Alors que le marché canadien de l’assurance fait face à des turbulences ces jours-ci, les assureurs s’en sortent mieux que bon nombre de leurs homologues à l’étranger, dit A.M. Best.

Au Canada, les compagnies d’assurance vie sont mieux capitalisées et interviennent de façon plus prudente que leurs homologues américains, du fait qu’elles se sont diversifiées à l’étranger en plus de prendre une place grandissante en gestion de patrimoine, a mentionné Ed Kohlberg, directeur adjoint d’A.M. Best, lors de la publication du dernier rapport sur l’assurance publié par la firme de notation.

Il n’en demeure pas moins que la faiblesse des taux d’intérêt, les problèmes de réglementation et la fluctuation de la valeur du dollar exercen Imprimert une certaine pression sur les compagnies canadiennes d’assurance vie, précise-t-il.

« Les compagnies préservent leurs marges et leurs objectifs de marge, mais est-ce que tout cela sera touché si les taux restent bas durant un bout de temps, s’interroge M. Kohlberg.

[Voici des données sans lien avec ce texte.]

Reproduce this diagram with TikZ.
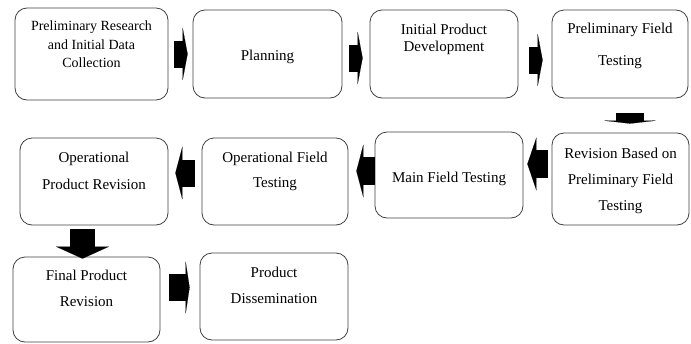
\documentclass[tikz,border=0pt]{standalone}
\usepackage{fontspec}
\setmainfont{Liberation Serif}
\usetikzlibrary{arrows.meta}
\tikzset{
  stage/.style = {draw=black!75, line width=0.8pt, rounded corners=12pt, align=center,
                  inner sep=0pt, font=\fontsize{15}{26}\selectfont,
                  text height=0pt, text depth=0pt},
  blk/.style   = {-{Triangle[length=#1, width=53pt, line width=0.1pt]}, line width=27pt},
  blk/.default = 5pt,
}

\begin{document}
\begin{tikzpicture}[x=1pt, y=-1pt]
  \useasboundingbox (0,0) rectangle (691,343);
  % first row
  \node[stage, minimum width=153pt, minimum height=92pt, text height=27pt,
        font=\fontsize{14}{18.3}\selectfont] (prelim) at (91.5,54)
        {Preliminary Research\\and Initial Data\\Collection};
  \node[stage, minimum width=149pt, minimum height=88pt, text height=12pt] (plan) at (267.5,54) {Planning};
  \node[stage, minimum width=148pt, minimum height=88pt, text depth=6pt] (dev) at (444,54)
        {Initial Product\\[-9pt]Development};
  \node[stage, minimum width=136pt, minimum height=88pt, text height=22pt] (pft) at (620,54)
        {Preliminary Field\\[6pt]Testing};
  % second row
  \node[stage, minimum width=137pt, minimum height=92pt, text height=62pt] (rev) at (620.5,179)
        {Revision Based on\\Preliminary Field\\Testing};
  \node[stage, minimum width=148pt, minimum height=86pt, text height=14pt] (mft) at (449,175)
        {Main Field Testing};
  \node[stage, minimum width=146pt, minimum height=87pt, text height=11pt] (oft) at (275,181.5)
        {Operational Field\\[-1pt]Testing};
  \node[stage, minimum width=148pt, minimum height=87pt, text height=15pt] (opr) at (94,181.5)
        {Operational\\[1pt]Product Revision};
  % third row
  \node[stage, minimum width=147pt, minimum height=85pt, text height=13pt] (fpr) at (86.5,299.5)
        {Final Product\\Revision};
  \node[stage, minimum width=148pt, minimum height=87pt, text height=13pt] (diss) at (274,296.5)
        {Product\\Dissemination};

  \draw[blk, shorten <=6pt, shorten >=5pt] (prelim) -- (plan);
  \draw[blk, shorten <=7pt, shorten >=7pt] ([yshift=-4pt]plan.east) -- ([yshift=-4pt]dev.west);
  \draw[blk, shorten <=11pt, shorten >=9pt] ([yshift=-6pt]dev.east) -- ([yshift=-6pt]pft.west);
  \draw[blk=3pt, line width=28pt, shorten <=15pt, shorten >=9pt]
        ([xshift=10pt]pft.south) -- ([xshift=10pt]pft.south |- rev.north);
  \draw[blk=9pt, line width=28pt, shorten <=4pt, shorten >=4pt]
        ([yshift=15pt]rev.west) -- ([yshift=15pt]rev.west -| mft.east);
  \draw[blk=7pt, line width=28pt, shorten >=8pt]
        ([yshift=4pt]mft.west) -- ([yshift=4pt]mft.west -| oft.east);
  \draw[blk=7pt, shorten <=7pt, shorten >=7pt]
        ([yshift=8.5pt]oft.west) -- ([yshift=8.5pt]oft.west -| opr.east);
  \draw[blk=12pt, line width=25pt, shorten <=4pt, shorten >=-2pt]
        ([xshift=-11.5pt]opr.south) -- ([xshift=-11.5pt]opr.south |- fpr.north);
  \draw[blk=4pt, shorten <=9pt, shorten >=10pt]
        ([yshift=12pt]fpr.east) -- ([yshift=12pt]fpr.east -| diss.west);
\end{tikzpicture}
\end{document}
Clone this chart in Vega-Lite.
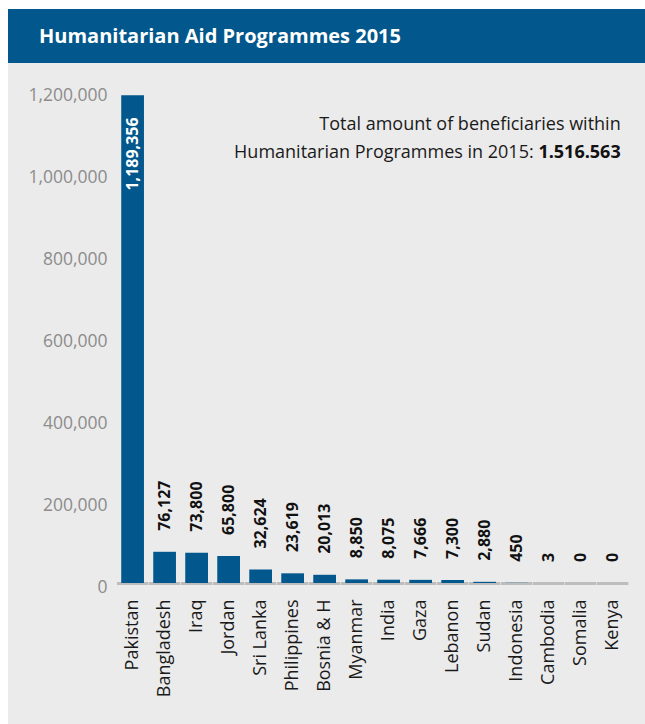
{
  "$schema": "https://vega.github.io/schema/vega-lite/v6.json",
  "background": "white",
  "padding": {"left": 8, "top": 9, "right": 0, "bottom": 0},
  "config": {
    "view": {"stroke": null},
    "concat": {"spacing": 0},
    "font": "Open Sans"
  },
  "datasets": {
    "aid": [
      {"country": "Pakistan", "value": 1189356},
      {"country": "Bangladesh", "value": 76127},
      {"country": "Iraq", "value": 73800},
      {"country": "Jordan", "value": 65800},
      {"country": "Sri Lanka", "value": 32624},
      {"country": "Philippines", "value": 23619},
      {"country": "Bosnia & H", "value": 20013},
      {"country": "Myanmar", "value": 8850},
      {"country": "India", "value": 8075},
      {"country": "Gaza", "value": 7666},
      {"country": "Lebanon", "value": 7300},
      {"country": "Sudan", "value": 2880},
      {"country": "Indonesia", "value": 450},
      {"country": "Cambodia", "value": 3},
      {"country": "Somalia", "value": 0},
      {"country": "Kenya", "value": 0}
    ]
  },
  "vconcat": [
    {
      "width": 637,
      "height": 54,
      "view": {"fill": "#02578c", "stroke": null},
      "data": {"values": [{"t": "Humanitarian Aid Programmes 2015"}]},
      "mark": {
        "type": "text",
        "align": "left",
        "baseline": "middle",
        "dx": -287.5,
        "dy": 1,
        "color": "#ffffff",
        "font": "Open Sans",
        "fontSize": 20,
        "fontWeight": "bold"
      },
      "encoding": {
        "text": {"field": "t", "type": "nominal"}
      }
    },
    {
      "width": 637,
      "height": 661,
      "view": {"fill": "#ebebeb", "stroke": null},
      "data": {"name": "aid"},
      "layer": [
        {
          "mark": {"type": "bar", "color": "#bdbdbd", "width": {"band": 1.38}},
          "encoding": {
            "x": {
              "field": "country",
              "type": "nominal",
              "scale": {
                "type": "band",
                "domain": ["Pakistan", "Bangladesh", "Iraq", "Jordan", "Sri Lanka", "Philippines", "Bosnia & H", "Myanmar", "India", "Gaza", "Lebanon", "Sudan", "Indonesia", "Cambodia", "Somalia", "Kenya"],
                "range": [108.6, 620.7],
                "paddingInner": 0.29,
                "paddingOuter": 0.145
              },
              "axis": {
                "title": null,
                "orient": "bottom",
                "offset": -141,
                "labelAngle": -90,
                "labelAlign": "right",
                "labelBaseline": "middle",
                "labelPadding": 16,
                "ticks": false,
                "tickSize": 0,
                "domain": false,
                "grid": false,
                "labelFont": "Open Sans",
                "labelFontSize": 18,
                "labelColor": "#1a1a1a",
                "labelOverlap": false,
                "labelBound": false
              }
            },
            "y": {
              "datum": 2400,
              "type": "quantitative",
              "scale": {"domain": [-343902, 1268293], "nice": false, "zero": false},
              "axis": {
                "title": null,
                "values": [0, 200000, 400000, 600000, 800000, 1000000, 1200000],
                "format": ",d",
                "offset": -99,
                "ticks": false,
                "tickSize": 0,
                "domain": false,
                "grid": false,
                "labelPadding": 0,
                "labelOffset": 4,
                "labelBaseline": "middle",
                "labelFont": "Open Sans",
                "labelFontSize": 17.5,
                "labelColor": "#8c8c8c"
              }
            },
            "y2": {"datum": -4900}
          }
        },
        {
          "mark": {"type": "bar", "color": "#02578c"},
          "encoding": {
            "x": {"field": "country", "type": "nominal"},
            "y": {"field": "value", "type": "quantitative"},
            "y2": {"datum": 0}
          }
        },
        {
          "transform": [{"filter": "datum.country !== 'Pakistan'"}],
          "mark": {
            "type": "text",
            "angle": -90,
            "align": "left",
            "baseline": "middle",
            "dx": 21,
            "font": "Open Sans",
            "fontSize": 16,
            "fontWeight": "bold",
            "color": "#111111"
          },
          "encoding": {
            "x": {"field": "country", "type": "nominal"},
            "y": {"field": "value", "type": "quantitative"},
            "text": {"field": "value", "type": "quantitative", "format": ",d"}
          }
        },
        {
          "transform": [{"filter": "datum.country === 'Pakistan'"}],
          "mark": {
            "type": "text",
            "angle": -90,
            "align": "right",
            "baseline": "middle",
            "dx": -22,
            "font": "Open Sans",
            "fontSize": 16,
            "fontWeight": "bold",
            "color": "#ffffff"
          },
          "encoding": {
            "x": {"field": "country", "type": "nominal"},
            "y": {"field": "value", "type": "quantitative"},
            "text": {"field": "value", "type": "quantitative", "format": ",d"}
          }
        },
        {
          "data": {"values": [{"note": "Total amount of beneficiaries within"}]},
          "mark": {
            "type": "text",
            "align": "right",
            "baseline": "middle",
            "dx": 8,
            "font": "Open Sans",
            "fontSize": 18,
            "color": "#1a1a1a"
          },
          "encoding": {
            "x": {"datum": "Kenya", "type": "nominal"},
            "y": {"datum": 1117073, "type": "quantitative"},
            "text": {"field": "note", "type": "nominal"}
          }
        },
        {
          "data": {"values": [{"note": "Humanitarian Programmes in 2015:"}]},
          "mark": {
            "type": "text",
            "align": "right",
            "baseline": "middle",
            "dx": -79,
            "font": "Open Sans",
            "fontSize": 18,
            "color": "#1a1a1a"
          },
          "encoding": {
            "x": {"datum": "Kenya", "type": "nominal"},
            "y": {"datum": 1048049, "type": "quantitative"},
            "text": {"field": "note", "type": "nominal"}
          }
        },
        {
          "data": {"values": [{"note": "1.516.563"}]},
          "mark": {
            "type": "text",
            "align": "right",
            "baseline": "middle",
            "dx": 8,
            "font": "Open Sans",
            "fontSize": 18,
            "fontWeight": "bold",
            "color": "#111111"
          },
          "encoding": {
            "x": {"datum": "Kenya", "type": "nominal"},
            "y": {"datum": 1048049, "type": "quantitative"},
            "text": {"field": "note", "type": "nominal"}
          }
        }
      ]
    }
  ]
}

Au cours des dernières années, les assureurs ont misé sur certains leviers permettant de préserver ces marges, mais pourront-ils continuer de le faire ? »

M. Kohlberg a tenu ces propos quelques minutes à peine avant que la Banque du Canada relève son taux d’intérêt de base de 0,25 point à 1 %, ce qui constitue une deuxième hausse de 0,25 point de base depuis juillet. Or, les experts avaient prévu qu’une telle hausse n’avait que 26 % de chances de se produire, signale M. Kohlberg. Elle a été décrétée par la Banque dans la foulée d’un récent rapport de Statistique Canada affirmant que l’économie avait enregistré une hausse de 4,5 % au deuxième trimestre. Elle s’est faite parallèlement à une augmentation de la valeur du dollar canadien, dont le taux de change est passé à 81,54 $ US ce jour-là.

La faiblesse des taux d’intérêt a bien sûr une incidence sur le marché de l’assurance. « Cela a une importance aux yeux d’une agence de notation, mais ce n’est pas tout ce qui compte », fait remarquer Anthony McSwieney, analyste financier principal de la division assurance vie chez A.M. Best.

Perspective de notation « stable »

Le marché canadien de l’assurance vie a malgré tout une perspective de notation « stable », alors qu’elle est négative chez ses homologues américains, tout comme du côté du marché des rentes, soutient le rapport d’A.M. Best. Chez nos voisins du Sud, l’industrie a été marquée par une volatilité croissante tant sur le plan économique que réglementaire, sans compter la pression constante des taux d’intérêt. Au Canada, l’industrie a su stratégiquement maintenir ses couts à un faible niveau et revoir le prix des produits existants, explique toutefois le rapport.

M. McSwieney estime que si Canada se dirige vers une croissance d’environ 3 % au présent exercice, l’arrivée de deux ou trois autres hausses des taux d’intérêt ne ferait pas de bien aux épargnants et entrainerait, aux yeux des agences de notation de crédit, de la volatilité en matière de couverture et de macro-couverture.

L’un des principaux avantages du marché canadien de l’assurance vie et de l’assurance maladie est qu’il connaît une croissance à l’étranger, fait remarquer M. Kohlberg. Des compagnies comme Manuvie, Sun Life et Great-West Lifeco y sont présentes depuis de nombreuses années et très connues, si bien que les nouveaux venus ont du mal à se faire une place au soleil.

À cet égard, il mentionne la division américaine de Manuvie, qui a fait l’acquisition des intérêts de New York Life dans le secteur des régimes de retraite il y a deux ans et qui poursuit sa croissance en Asie. De même, Financière Sun Life parachevait l’an dernier son acquisition des régimes d’avantages sociaux d’Assurant aux États-Unis, faisant de Sun Life United States le sixième groupe en importance du secteur des avantages sociaux aux États-Unis. Enfin, en 2016, la filiale irlandaise de Great-West Lifeco a obtenu la mainmise de GloHealth Financial Services, ce qui a fait grimper sa clientèle du marché irlandais de l’assurance maladie.

Dans le monde de l’assurance vie, les modifications de nature réglementaire ont toujours beaucoup de portée, ajoute M. Kohlberg. Il donne en exemple les nouvelles exigences en matière de fonds propres – officiellement appelées « Examen dynamique de suffisance du capital – assurance vie » ou EDSC — qui remplaceront le Montant minimal permanent requis pour le capital et l’excédent (MMPRCE) le 1er janvier 2018. Il mentionne que les règles entourant l’EDSC ne devraient pas faire augmenter le montant de capital exigé, sauf que certaines branches d’activité seront probablement davantage touchées par les nouvelles façons de faire. À son avis, cette réalité amènera peut-être des assureurs à en réévaluer l’intérêt financier.